## Written instruction
Restate the whole of the material. Keep every word, and drop the pictures.
┏━━
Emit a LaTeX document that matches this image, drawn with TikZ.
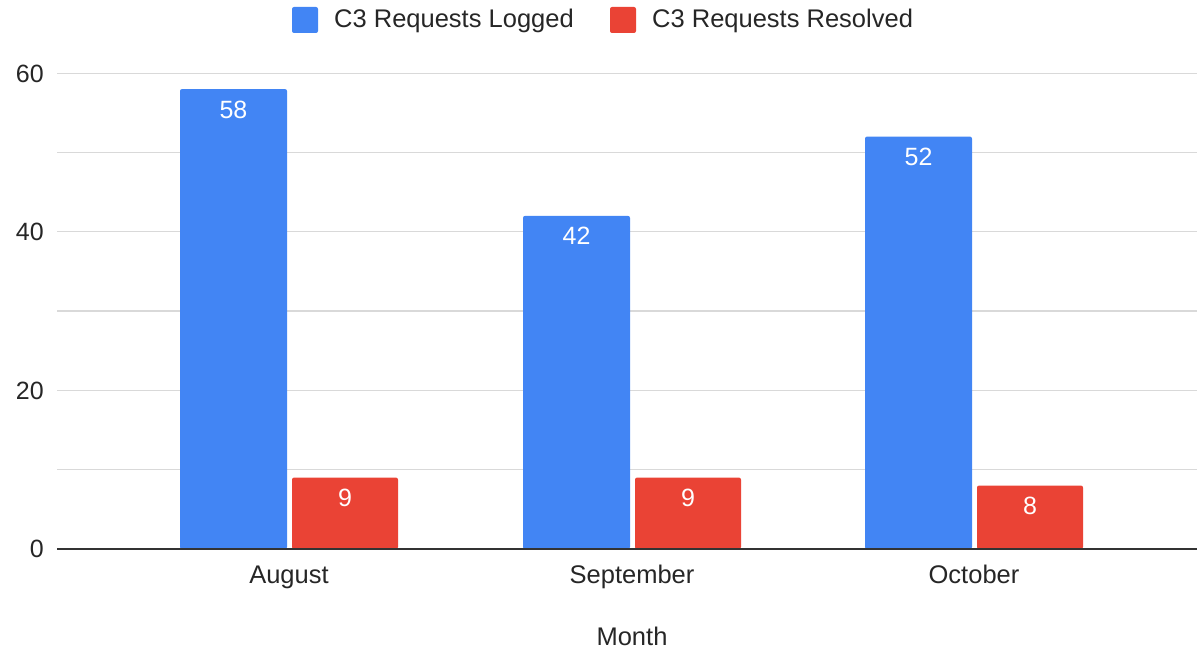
\documentclass[tikz,border=0pt]{standalone}
\usepackage{fontspec}
\setmainfont{Liberation Sans}
\usetikzlibrary{positioning}
\definecolor{logblue}{HTML}{4285F4}
\definecolor{resred}{HTML}{EA4335}
\definecolor{gridgray}{HTML}{D9D9D9}
\definecolor{axisgray}{HTML}{333333}

\begin{document}
\begin{tikzpicture}[x=1pt,y=1pt]
  \tikzset{
    grid line/.style={draw=gridgray, line width=1.3pt},
    axis line/.style={draw=axisgray, line width=2pt},
    logged/.style={fill=logblue, rounded corners=2pt},
    resolved/.style={fill=resred, rounded corners=2pt},
    val/.style={anchor=base, inner sep=0pt, text=white, font=\fontsize{25}{28}\selectfont},
    tick/.style={anchor=base east, inner sep=0pt, text=black!85, font=\fontsize{25}{28}\selectfont},
    cat/.style={anchor=base, inner sep=0pt, text=black!85, font=\fontsize{25.5}{28}\selectfont},
    key/.style={draw=none, rounded corners=2pt, minimum width=26pt, minimum height=26pt, inner sep=0pt},
  }
  \useasboundingbox (0,0) rectangle (1197,651);

  % grid and y ticks
  \foreach \v in {10,20,...,60}
    \draw [grid line] (57,102+7.93*\v) -- (1197,102+7.93*\v);
  \foreach \v in {0,20,40,60}
    \node [tick] (tick\v) at (44,102+7.93*\v-9) {\v};

  % bars
  \foreach \x/\l/\r/\m in {180/58/9/August, 523/42/9/September, 865/52/8/October}{
    \fill [logged] (\x,102) rectangle (\x+107,102+7.93*\l);
    \fill [resolved] (\x+112,102) rectangle (\x+218,102+7.93*\r);
    \node [val] (\m-l) at (\x+53.5,102+7.93*\l-29) {\l};
    \node [val] (\m-r) at (\x+165,102+7.93*\r-29) {\r};
    \node [cat] (\m) at (\x+109,67) {\m};
  }
  \draw [axis line] (57,102) -- (1197,102);

  % legend
  \node [key, fill=logblue] (keylog) at (305,631) {};
  \node [cat, anchor=base west] (txtlog) at (334,623) {C3 Requests Logged};
  \node [key, fill=resred] (keyres) at (623,631) {};
  \node [cat, anchor=base west] (txtres) at (652,623) {C3 Requests Resolved};

  \node [cat] (month) at (632,6) {Month};
\end{tikzpicture}
\end{document}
┗━━
## Exercise output
Emit a LaTeX document that matches this image, drawn with TikZ.
\documentclass[tikz,border=0pt]{standalone}
\usepackage{fontspec}
\setmainfont{Liberation Sans}
\usetikzlibrary{positioning}
\definecolor{logblue}{HTML}{4285F4}
\definecolor{resred}{HTML}{EA4335}
\definecolor{gridgray}{HTML}{D9D9D9}
\definecolor{axisgray}{HTML}{333333}

\begin{document}
\begin{tikzpicture}[x=1pt,y=1pt]
  \tikzset{
    grid line/.style={draw=gridgray, line width=1.3pt},
    axis line/.style={draw=axisgray, line width=2pt},
    logged/.style={fill=logblue, rounded corners=2pt},
    resolved/.style={fill=resred, rounded corners=2pt},
    val/.style={anchor=base, inner sep=0pt, text=white, font=\fontsize{25}{28}\selectfont},
    tick/.style={anchor=base east, inner sep=0pt, text=black!85, font=\fontsize{25}{28}\selectfont},
    cat/.style={anchor=base, inner sep=0pt, text=black!85, font=\fontsize{25.5}{28}\selectfont},
    key/.style={draw=none, rounded corners=2pt, minimum width=26pt, minimum height=26pt, inner sep=0pt},
  }
  \useasboundingbox (0,0) rectangle (1197,651);

  % grid and y ticks
  \foreach \v in {10,20,...,60}
    \draw [grid line] (57,102+7.93*\v) -- (1197,102+7.93*\v);
  \foreach \v in {0,20,40,60}
    \node [tick] (tick\v) at (44,102+7.93*\v-9) {\v};

  % bars
  \foreach \x/\l/\r/\m in {180/58/9/August, 523/42/9/September, 865/52/8/October}{
    \fill [logged] (\x,102) rectangle (\x+107,102+7.93*\l);
    \fill [resolved] (\x+112,102) rectangle (\x+218,102+7.93*\r);
    \node [val] (\m-l) at (\x+53.5,102+7.93*\l-29) {\l};
    \node [val] (\m-r) at (\x+165,102+7.93*\r-29) {\r};
    \node [cat] (\m) at (\x+109,67) {\m};
  }
  \draw [axis line] (57,102) -- (1197,102);

  % legend
  \node [key, fill=logblue] (keylog) at (305,631) {};
  \node [cat, anchor=base west] (txtlog) at (334,623) {C3 Requests Logged};
  \node [key, fill=resred] (keyres) at (623,631) {};
  \node [cat, anchor=base west] (txtres) at (652,623) {C3 Requests Resolved};

  \node [cat] (month) at (632,6) {Month};
\end{tikzpicture}
\end{document}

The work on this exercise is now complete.